No baile, Antonio Canales, Eva La Yerbabuena, Sara Baras, Israel Galván, Joaquin Grilo (que também fez parte do sexteto de Paco) e Joaquin Cortés, entre outros, fizeram parte desta modernização na dança, tanto através de incorporações de outras linguagens corporais, teatrais e cênicas, quanto da música como sendo mais um elemento protagonista em cena. Convencionar com os músicos seus bailes se tornaria rotina, elevando o nível artístico das apresentações, através de muitos ensaios que propiciaram que a música estivesse sempre completamente atrelada ao movimento do corpo e percussão dos pés. Diferentemente do conceito de tablado, onde não há tempo para esta elaboração e a comunicação se dá diretamente através das estruturas de baile e códigos, nas montagens de espetáculos teatrais é possível combinar e marcar com os músicos cada detalhe, tornando mais complexo e rico tanto o baile quanto a música. Yerbabuena e suas montagens com seu marido e diretor musical, Paco Jarana, são uma fonte riquíssima da evolução flamenca no diálogo entre baile e música. Galván deslumbra com seu vanguardismo e ousadia.
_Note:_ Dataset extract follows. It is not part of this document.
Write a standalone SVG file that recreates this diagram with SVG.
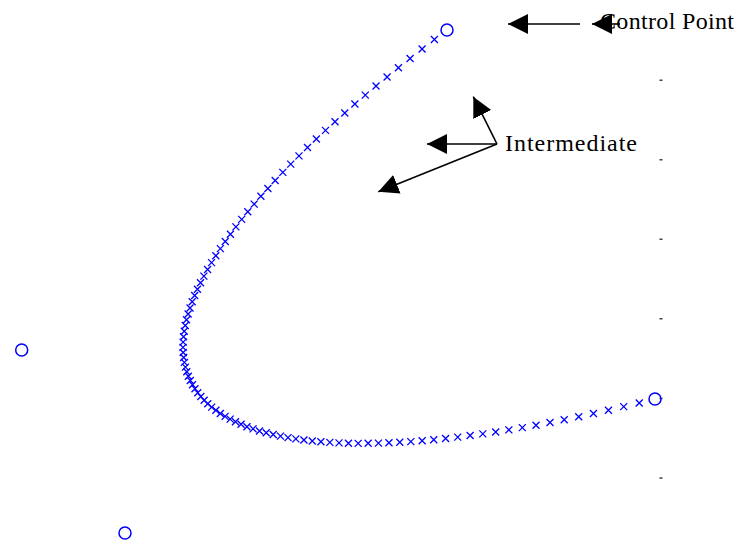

 Joaquín Cortés, por exemplo, trouxe para o Brasil em 1.997 o espetáculo Pasión Gitana, descrito pelo caderno de cultura “Ilustrada”, da Folha de São Paulo, como “um show de dança flamenca que mistura técnicas do balé clássico, do jazz e da dança moderna”. Era considerado o bailarino espanhol de maior projeção internacional. Ainda segundo o próprio jornal naquele ano: “atualmente, diversos grupos de artistas espanhóis se inspiram em Cortés para produzir espetáculos de dança cigana fora dos padrões convencionais.” Era chamado de “flamenco fusion”, mas é interessante notar que  o artigo fala em dança cigana, atrelando o gênero ainda a estereótipos e folclore, sendo que na realidade é uma arte em constante evolução e mudanças de concepção, haja visto como se fazia antes e como se faz hoje. Cortés conseguiu de fato fazer uma espetacularização do flamenco, com uma produção autêntica de shows de rock, figurino de Giorgio Armani, uma companhia homogeneizada de 13 bailarinas com figuras esbeltas para uma determinada finalidade plástica em cena, e uma banda de 17 músicos, que exerciam suas funções com absoluta precisão cirúrgica nas convenções, quase tocando como se fosse uma trilha já pronta ´para ser executada. No entanto, mesmo com toda essa produção, é necessário ressaltar que quem arrancava mais aplausos e levantava o público era o seu tio, Cristóbal Reyes, que dançava um solo tradicional, por assim dizer.

Cada artista citado mereceria um artigo novo, e tem seu papel fundamental nesta nova concepção que surgia de se fazer flamenco. Mas o quê os unia além da necessidade de inovar e buscar seu próprio flamenco? A formação. Todos tiveram a formação “clássica” flamenca, passando pelas técnicas de pés e de corpo, dominando-as por completo antes de se embrenharem pela inovação através tanto de outras linguagens corporais quanto musicais. Todos bailaram muitos anos em “tablaos”. Todos podem ser vistos em vídeos mais antigos onde bailam com a forma tradicional de colocação corporal, executando de forma primorosa em limpeza e velocidade, fraseados rítmicos muito menos complexos do que fariam depois, mas que serviria posteriormente de referência para sapateados muito mais ricos e elaborados musicalmente. A comprovação da importância desta base sólida de técnica e conhecimentos de estruturas de baile e música, assim como seus códigos de comunicação, está justamente na transformação pela qual passaram, e que só poderia ocorrer em etapas. Não é possível, portanto, fazer o moderno sem conhecer e se aprofundar na tradição. Uma é consequência da evolução da outra, que só ocorre porque há além de artistas com suas inquietações, estes mesmos que outrora foram estudantes e alunos dedicados, e não deslumbrados. Portanto, seguimos como estudantes sempre, pois não há limites na busca de nossa própria identidade artística, que será tão mais rica quanto mais completa for.